Laura rocked a similar solution in her pink tiled bath. A previous tenant had masked most of the pink with faux marble vinyl stick on tiles, which did little to increase the aesthetic appeal. So, although pink was not her color of choice, Laura decided to play up the girly by selecting an equally bold and feminine fabric to compliment and draw attention away from the pepto bismol tile.

While Stefan wasn't cursed with a less than desirable bathroom, he was faced with the normal challenge of arranging his furnishings in such a way that less attractive necessities didn't dominate his small studio. His solution? The gallery wall. By grouping small objects around smaller eyesores (the fire alarm) and larger artwork around larger unsightly objects (the TV), he gives the eye more pleasing things upon which to focus.

A family friend, Mary, employed a similar tactic around her light switch. She grouped her collection of crosses around it so that the eye was drawn to the more interesting objects rather than to the bland switch plate.

We couldn't resist using one more example from Nicole and Colin's home, the pantry. What was once a bland, random particle board unit squeezed between a doorway and the fridge, now has the look of a custom built-in thanks to a coat of paint in the same color as their kitchen walls, a flashy new set of handles, and a painted white border that mimics the generous crown molding and architectural details gracing the rest of their home.

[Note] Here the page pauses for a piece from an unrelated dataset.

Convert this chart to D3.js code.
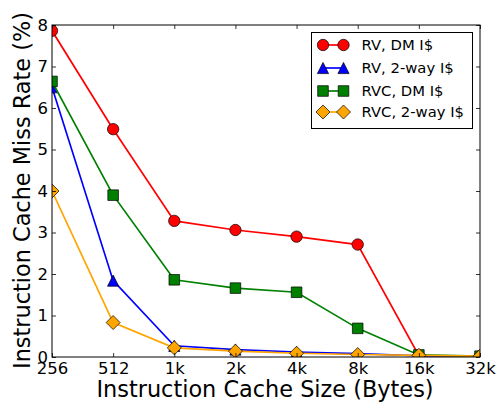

Working with large objects, like sofas, is a bit trickier—especially for those who detest the look of slipcovers— but we were heartened when we came across the photo below. It's a great balance of hand-me down traditional and updated edge. The plaid couch could very well be the focus if left untouched, but rather than let it dominate the space, the owners basically out-funked it, using the bold cow hide rug and black & white accessories around the room to divert attention. In addition, they tied in the dark maroon from the plaid by selecting similarly colored drapes and using the large oriental rug under the cowhide rug to anchor the traditional colored elements.

What distraction feats have you pulled off?